#### Directive:
Filter these entries so that only lines with the word "standalone" remain.

#### Entries shown:
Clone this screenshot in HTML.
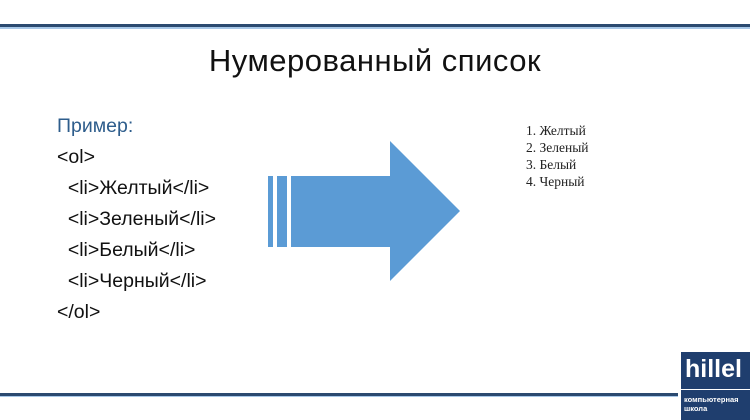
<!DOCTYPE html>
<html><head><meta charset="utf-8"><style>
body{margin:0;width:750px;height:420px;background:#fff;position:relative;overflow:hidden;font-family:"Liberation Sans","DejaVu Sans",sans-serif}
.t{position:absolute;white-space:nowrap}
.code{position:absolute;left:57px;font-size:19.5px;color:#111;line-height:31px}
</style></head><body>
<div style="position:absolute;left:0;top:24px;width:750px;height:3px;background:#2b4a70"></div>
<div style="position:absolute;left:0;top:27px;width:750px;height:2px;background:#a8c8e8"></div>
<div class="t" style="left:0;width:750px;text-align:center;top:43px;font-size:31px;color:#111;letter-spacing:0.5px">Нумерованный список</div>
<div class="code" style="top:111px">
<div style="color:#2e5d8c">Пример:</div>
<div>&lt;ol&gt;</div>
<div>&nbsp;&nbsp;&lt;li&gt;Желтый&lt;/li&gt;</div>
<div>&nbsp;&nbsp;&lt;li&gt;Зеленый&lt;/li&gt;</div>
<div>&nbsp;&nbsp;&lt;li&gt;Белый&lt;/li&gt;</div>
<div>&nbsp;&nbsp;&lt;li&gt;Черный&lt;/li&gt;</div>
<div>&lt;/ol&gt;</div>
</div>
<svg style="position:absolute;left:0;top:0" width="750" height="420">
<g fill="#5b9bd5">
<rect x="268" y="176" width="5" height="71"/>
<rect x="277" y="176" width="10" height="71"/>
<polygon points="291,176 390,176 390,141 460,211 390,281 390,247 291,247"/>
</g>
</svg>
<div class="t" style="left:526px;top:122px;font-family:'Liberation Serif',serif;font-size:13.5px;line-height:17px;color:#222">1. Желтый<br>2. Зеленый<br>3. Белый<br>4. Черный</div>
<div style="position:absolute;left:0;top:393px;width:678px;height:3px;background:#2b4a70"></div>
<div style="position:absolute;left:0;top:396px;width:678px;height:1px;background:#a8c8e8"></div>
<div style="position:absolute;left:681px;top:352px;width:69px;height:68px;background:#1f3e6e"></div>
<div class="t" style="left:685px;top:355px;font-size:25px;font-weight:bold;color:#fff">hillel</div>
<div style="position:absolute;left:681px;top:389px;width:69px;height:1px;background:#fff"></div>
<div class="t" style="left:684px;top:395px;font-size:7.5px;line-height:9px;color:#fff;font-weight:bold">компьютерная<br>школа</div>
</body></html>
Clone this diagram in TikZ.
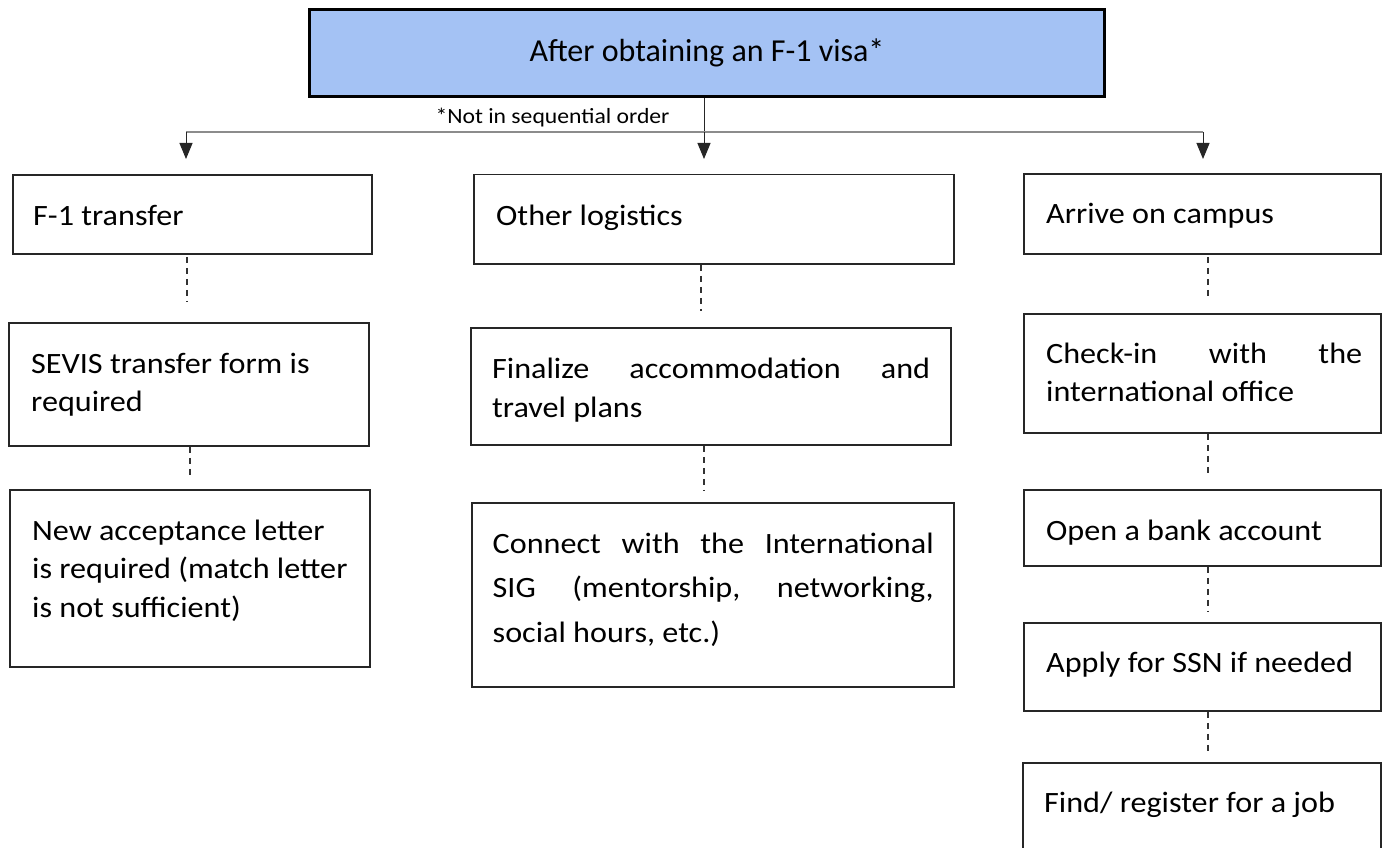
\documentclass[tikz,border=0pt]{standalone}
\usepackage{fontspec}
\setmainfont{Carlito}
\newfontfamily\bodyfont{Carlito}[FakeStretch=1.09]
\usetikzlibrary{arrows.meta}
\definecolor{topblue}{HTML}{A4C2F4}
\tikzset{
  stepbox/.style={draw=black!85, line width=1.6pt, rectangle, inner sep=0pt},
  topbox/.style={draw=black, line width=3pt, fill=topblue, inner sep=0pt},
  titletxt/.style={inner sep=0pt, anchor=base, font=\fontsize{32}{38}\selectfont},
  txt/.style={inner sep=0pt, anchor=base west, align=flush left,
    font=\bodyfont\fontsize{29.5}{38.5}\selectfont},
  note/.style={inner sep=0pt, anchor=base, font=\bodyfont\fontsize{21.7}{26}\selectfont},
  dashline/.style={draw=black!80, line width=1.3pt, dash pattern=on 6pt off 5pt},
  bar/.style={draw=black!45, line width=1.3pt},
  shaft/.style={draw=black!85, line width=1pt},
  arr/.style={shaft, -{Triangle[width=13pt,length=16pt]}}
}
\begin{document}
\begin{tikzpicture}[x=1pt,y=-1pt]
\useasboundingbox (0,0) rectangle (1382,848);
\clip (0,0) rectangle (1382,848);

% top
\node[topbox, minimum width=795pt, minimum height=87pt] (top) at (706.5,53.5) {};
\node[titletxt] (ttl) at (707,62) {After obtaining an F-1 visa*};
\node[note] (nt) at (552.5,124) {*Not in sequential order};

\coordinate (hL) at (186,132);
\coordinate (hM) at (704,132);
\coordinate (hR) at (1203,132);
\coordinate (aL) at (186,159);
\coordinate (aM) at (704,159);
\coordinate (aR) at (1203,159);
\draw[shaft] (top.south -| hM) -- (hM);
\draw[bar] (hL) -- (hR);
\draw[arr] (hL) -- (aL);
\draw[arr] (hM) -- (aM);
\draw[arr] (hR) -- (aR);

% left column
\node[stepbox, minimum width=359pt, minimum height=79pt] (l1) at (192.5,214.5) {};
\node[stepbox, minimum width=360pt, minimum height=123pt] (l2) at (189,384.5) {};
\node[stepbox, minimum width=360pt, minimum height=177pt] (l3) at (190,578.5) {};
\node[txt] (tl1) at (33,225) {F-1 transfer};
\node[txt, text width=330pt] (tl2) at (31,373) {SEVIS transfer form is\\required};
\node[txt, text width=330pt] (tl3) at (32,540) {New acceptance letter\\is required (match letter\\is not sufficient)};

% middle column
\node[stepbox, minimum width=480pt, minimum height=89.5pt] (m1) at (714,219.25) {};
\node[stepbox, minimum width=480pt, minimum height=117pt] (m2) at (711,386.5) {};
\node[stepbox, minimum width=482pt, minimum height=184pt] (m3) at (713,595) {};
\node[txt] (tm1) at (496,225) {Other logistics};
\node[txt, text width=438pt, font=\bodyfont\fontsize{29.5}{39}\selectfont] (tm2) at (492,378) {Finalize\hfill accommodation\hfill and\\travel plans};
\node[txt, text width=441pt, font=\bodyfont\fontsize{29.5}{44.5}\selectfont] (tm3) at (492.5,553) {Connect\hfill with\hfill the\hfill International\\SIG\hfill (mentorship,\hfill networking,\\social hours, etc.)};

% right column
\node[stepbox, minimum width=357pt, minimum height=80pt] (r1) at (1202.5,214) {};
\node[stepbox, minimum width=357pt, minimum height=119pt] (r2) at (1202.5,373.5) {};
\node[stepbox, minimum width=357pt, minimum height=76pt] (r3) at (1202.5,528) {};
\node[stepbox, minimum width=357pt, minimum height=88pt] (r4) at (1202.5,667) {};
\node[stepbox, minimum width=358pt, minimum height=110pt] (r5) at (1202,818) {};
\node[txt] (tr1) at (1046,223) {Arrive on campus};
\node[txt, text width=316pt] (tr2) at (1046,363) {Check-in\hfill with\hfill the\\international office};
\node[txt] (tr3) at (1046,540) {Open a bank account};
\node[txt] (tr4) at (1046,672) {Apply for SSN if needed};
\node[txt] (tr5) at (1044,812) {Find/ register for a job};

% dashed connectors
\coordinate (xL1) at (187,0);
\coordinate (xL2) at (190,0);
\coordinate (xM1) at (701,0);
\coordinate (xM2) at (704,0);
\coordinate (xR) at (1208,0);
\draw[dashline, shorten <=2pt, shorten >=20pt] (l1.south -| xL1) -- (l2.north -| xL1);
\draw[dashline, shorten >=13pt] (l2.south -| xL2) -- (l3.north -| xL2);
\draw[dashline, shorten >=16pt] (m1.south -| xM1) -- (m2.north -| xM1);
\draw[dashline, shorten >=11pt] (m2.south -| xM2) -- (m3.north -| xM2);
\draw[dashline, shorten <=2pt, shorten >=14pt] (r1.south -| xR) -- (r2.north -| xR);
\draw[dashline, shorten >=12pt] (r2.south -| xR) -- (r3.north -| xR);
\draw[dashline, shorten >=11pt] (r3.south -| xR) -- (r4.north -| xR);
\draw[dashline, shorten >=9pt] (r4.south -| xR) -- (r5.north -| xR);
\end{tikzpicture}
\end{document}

...

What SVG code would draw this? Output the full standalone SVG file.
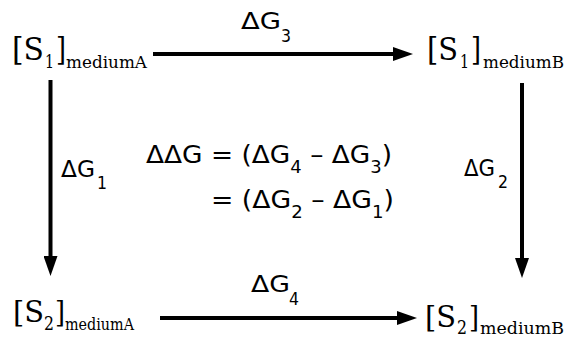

==

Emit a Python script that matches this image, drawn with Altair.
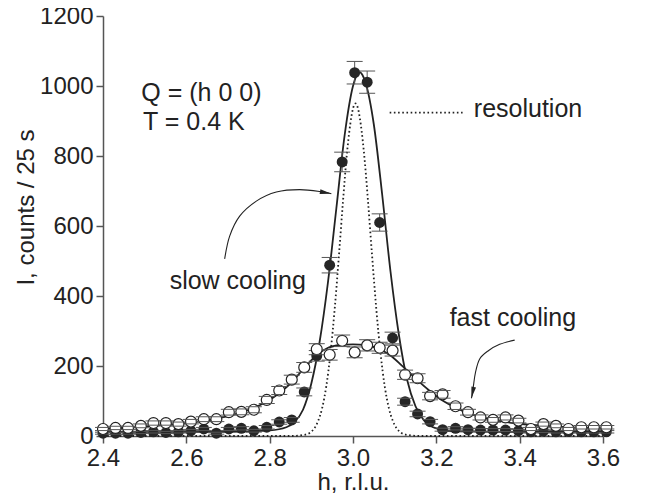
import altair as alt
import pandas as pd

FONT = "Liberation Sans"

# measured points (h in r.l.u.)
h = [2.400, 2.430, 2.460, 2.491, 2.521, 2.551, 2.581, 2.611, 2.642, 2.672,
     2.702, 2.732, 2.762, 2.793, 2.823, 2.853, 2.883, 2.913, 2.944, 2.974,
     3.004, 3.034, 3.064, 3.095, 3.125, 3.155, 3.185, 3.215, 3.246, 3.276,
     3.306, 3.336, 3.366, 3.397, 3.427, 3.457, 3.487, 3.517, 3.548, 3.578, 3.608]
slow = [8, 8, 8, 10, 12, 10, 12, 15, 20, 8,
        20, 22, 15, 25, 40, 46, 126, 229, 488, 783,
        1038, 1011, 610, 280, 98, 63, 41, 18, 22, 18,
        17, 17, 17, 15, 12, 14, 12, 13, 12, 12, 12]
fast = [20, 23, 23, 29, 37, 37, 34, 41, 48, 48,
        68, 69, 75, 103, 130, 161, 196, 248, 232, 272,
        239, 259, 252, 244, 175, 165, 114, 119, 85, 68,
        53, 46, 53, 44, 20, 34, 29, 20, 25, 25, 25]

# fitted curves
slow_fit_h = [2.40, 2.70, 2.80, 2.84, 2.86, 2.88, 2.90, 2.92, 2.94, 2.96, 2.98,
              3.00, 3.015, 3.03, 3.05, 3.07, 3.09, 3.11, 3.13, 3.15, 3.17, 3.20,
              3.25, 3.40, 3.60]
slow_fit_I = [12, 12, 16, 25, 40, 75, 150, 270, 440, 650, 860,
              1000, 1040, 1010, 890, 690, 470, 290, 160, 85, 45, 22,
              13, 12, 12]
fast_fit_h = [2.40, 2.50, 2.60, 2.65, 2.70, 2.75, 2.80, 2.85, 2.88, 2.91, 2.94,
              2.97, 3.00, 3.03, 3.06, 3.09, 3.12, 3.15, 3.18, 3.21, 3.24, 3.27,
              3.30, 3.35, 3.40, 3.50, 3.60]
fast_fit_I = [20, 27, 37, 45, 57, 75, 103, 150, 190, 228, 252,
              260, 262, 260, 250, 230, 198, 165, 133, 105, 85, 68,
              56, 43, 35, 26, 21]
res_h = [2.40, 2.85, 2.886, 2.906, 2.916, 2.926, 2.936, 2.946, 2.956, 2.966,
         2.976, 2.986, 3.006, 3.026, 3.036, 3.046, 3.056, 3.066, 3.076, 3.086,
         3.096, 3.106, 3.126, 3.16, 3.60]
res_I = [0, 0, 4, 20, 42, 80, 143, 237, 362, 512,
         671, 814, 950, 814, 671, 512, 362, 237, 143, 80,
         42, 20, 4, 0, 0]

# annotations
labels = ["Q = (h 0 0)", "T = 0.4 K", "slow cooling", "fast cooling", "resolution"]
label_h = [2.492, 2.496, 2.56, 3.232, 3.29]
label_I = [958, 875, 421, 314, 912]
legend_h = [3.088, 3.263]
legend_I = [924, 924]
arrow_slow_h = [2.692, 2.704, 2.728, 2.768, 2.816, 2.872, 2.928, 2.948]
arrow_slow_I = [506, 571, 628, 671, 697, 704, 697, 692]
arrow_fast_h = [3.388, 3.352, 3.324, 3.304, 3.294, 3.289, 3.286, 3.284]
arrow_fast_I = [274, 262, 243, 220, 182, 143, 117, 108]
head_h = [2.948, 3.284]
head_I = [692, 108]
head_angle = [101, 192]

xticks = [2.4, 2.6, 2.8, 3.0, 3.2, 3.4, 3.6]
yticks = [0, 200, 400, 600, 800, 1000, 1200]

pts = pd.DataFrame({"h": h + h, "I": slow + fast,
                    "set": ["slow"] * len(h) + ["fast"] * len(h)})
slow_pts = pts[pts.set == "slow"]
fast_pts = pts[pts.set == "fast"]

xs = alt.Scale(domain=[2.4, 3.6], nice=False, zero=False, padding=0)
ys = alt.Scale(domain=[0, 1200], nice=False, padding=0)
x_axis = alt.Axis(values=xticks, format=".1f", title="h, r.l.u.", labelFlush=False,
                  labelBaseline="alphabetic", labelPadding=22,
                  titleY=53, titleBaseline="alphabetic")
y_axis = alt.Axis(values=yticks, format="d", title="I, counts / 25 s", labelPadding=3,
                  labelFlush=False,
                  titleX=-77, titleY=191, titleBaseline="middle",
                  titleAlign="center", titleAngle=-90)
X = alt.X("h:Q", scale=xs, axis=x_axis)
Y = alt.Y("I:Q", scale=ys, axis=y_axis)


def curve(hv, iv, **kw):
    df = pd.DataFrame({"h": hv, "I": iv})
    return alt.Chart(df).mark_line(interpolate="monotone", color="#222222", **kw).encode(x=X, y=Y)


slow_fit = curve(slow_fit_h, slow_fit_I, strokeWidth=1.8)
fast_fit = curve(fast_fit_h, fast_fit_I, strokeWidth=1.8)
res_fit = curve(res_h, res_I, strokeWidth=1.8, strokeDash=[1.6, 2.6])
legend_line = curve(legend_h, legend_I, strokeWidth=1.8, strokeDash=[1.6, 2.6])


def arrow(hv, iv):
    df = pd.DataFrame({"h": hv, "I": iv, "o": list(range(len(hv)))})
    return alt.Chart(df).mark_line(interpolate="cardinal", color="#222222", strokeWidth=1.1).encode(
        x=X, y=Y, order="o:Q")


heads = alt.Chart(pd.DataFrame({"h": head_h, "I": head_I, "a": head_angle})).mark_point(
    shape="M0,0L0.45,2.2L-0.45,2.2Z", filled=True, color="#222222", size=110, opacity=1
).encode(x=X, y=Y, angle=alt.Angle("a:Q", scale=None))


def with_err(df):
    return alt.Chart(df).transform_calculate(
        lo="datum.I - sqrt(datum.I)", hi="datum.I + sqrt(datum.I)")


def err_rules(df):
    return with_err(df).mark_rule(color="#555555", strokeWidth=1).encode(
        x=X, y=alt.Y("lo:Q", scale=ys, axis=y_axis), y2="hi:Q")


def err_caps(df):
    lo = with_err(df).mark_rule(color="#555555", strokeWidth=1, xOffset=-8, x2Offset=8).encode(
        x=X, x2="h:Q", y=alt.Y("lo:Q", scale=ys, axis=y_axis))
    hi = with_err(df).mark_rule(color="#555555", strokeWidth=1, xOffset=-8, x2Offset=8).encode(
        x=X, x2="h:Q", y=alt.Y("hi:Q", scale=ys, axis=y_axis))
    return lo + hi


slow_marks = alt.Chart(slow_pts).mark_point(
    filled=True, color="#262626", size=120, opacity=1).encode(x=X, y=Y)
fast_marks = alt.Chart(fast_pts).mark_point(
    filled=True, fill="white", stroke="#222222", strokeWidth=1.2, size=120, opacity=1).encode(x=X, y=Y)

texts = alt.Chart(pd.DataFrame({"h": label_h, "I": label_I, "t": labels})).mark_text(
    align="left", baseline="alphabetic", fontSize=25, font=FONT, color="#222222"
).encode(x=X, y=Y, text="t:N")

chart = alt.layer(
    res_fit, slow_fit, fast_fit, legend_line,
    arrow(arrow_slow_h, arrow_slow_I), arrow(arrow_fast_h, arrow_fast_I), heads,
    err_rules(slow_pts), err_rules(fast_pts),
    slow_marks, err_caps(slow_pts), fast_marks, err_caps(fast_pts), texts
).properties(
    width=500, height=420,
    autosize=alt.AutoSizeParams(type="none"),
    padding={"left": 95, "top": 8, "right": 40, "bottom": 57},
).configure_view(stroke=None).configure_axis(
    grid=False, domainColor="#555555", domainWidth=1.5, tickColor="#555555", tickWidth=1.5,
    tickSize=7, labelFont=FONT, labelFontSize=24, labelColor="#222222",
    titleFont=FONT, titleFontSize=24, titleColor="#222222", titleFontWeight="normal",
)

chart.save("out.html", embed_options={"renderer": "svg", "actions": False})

#### Task solution:
\documentclass[tikz,border=0pt]{standalone}
What SVG code would draw this? Output the full standalone SVG file.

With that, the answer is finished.